On the other end of the spectrum, a behavior we have fully embraced is binge-watching. For Wallace, it all started with the show M*A*S*H*. I was certainly guilty of whiling away summer afternoons with Hawkeye, mostly because it was just on. Remember watching things because there was nothing else on?

In Infinite Jest , Hugh/Helen Steeply remembers how his/her father fell down the M*A*S*H rabbit hole:

‘Television or broadcasting and—how did one express it?—the passivity.’ Yes. Broadcast television. The program in question was called M*A*S*H.” The title was an acronym, not a command. As a boy I can recall some confusion on this point’…

‘But then: syndication. M*A*S*H. The show was incredibly popular, and after a few years of Thursday nights it started also to run daily, during the day, or late at night, sometimes in what I remember all too well was called syndication, where local stations bought old episodes and chopped them up and loaded them with ads, and ran them. And this, note, was while all-new episodes of the show were still appearing on Thursdays at 2100. I think this was the start…

‘It was gradually obvious he was viewing his magnetic recordings of the program M*A*S*H throughout the night, probably over and over again, using a crude white plastic earplug to hide the noise, scribbling feverishly in his notebook.’

So we have graduated from “magnetic recordings” to streaming, but the idea holds. In fact, we have taken Wallace’s prediction even a step further. At least there had to be some intentionality in Steeply’s father’s obsession. He had to know when the show aired, he had to make a move in order to tape all the episodes. He made notes about the show. He wrote raving letters to the characters.
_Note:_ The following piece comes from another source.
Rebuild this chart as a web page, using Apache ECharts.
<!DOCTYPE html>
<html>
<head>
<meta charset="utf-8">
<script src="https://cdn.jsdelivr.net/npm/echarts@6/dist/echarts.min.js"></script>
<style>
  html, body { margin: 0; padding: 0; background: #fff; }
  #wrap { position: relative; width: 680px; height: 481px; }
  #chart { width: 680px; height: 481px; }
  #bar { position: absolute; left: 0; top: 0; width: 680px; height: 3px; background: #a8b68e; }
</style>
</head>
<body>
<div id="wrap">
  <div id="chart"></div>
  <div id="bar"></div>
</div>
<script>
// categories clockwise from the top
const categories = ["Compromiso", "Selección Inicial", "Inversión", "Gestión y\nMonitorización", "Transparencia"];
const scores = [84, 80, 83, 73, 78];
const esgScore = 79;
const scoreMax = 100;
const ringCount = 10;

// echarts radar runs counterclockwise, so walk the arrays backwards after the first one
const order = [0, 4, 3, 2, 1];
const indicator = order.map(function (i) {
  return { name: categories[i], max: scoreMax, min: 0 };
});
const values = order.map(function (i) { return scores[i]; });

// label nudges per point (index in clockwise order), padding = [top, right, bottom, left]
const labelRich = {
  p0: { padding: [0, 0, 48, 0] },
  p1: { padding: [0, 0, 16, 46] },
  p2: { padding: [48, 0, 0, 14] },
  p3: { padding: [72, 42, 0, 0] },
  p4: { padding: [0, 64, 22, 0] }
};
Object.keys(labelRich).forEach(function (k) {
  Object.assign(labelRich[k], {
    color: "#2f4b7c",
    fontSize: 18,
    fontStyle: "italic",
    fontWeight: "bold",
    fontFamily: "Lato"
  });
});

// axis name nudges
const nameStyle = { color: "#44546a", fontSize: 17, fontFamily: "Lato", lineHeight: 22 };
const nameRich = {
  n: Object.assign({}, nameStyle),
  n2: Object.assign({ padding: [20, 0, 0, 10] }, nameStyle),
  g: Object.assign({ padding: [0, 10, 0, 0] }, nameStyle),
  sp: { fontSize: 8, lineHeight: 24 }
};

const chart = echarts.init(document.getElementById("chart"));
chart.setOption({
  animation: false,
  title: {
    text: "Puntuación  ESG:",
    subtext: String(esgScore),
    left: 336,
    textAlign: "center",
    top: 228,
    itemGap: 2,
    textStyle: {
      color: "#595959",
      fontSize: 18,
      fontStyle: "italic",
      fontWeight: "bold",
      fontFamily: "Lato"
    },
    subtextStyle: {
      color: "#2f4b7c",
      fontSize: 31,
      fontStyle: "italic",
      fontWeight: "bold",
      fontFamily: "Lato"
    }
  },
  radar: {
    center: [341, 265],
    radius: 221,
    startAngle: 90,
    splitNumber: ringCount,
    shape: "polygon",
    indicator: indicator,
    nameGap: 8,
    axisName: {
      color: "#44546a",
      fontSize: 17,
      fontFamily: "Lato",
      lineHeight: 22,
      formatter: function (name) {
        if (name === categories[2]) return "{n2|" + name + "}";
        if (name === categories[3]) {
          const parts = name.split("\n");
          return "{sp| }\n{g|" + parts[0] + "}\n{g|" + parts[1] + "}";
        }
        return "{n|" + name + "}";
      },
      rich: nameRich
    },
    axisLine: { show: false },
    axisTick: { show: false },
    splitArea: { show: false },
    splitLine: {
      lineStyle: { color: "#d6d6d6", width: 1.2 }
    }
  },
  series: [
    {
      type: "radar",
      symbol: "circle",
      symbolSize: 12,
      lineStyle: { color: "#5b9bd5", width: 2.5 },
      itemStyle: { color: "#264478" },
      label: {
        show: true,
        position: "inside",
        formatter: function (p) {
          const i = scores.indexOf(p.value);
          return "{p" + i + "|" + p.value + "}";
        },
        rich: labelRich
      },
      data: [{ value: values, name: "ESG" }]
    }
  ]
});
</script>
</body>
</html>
We have taken the “passivity” to another level. At least I have. No one should spend two days watching Damages.

But those “crude white plastic earplugs” are ubiquitous and comments sections can be stark raving mad. We’re even taking binge-watching to binge-reading, whether it’s on Twitter, Facebook, or the social media of the day, or it’s on Kindle. Maybe The Entertainment is on its way.

Now, excuse me while I go put my head in a microwave oven.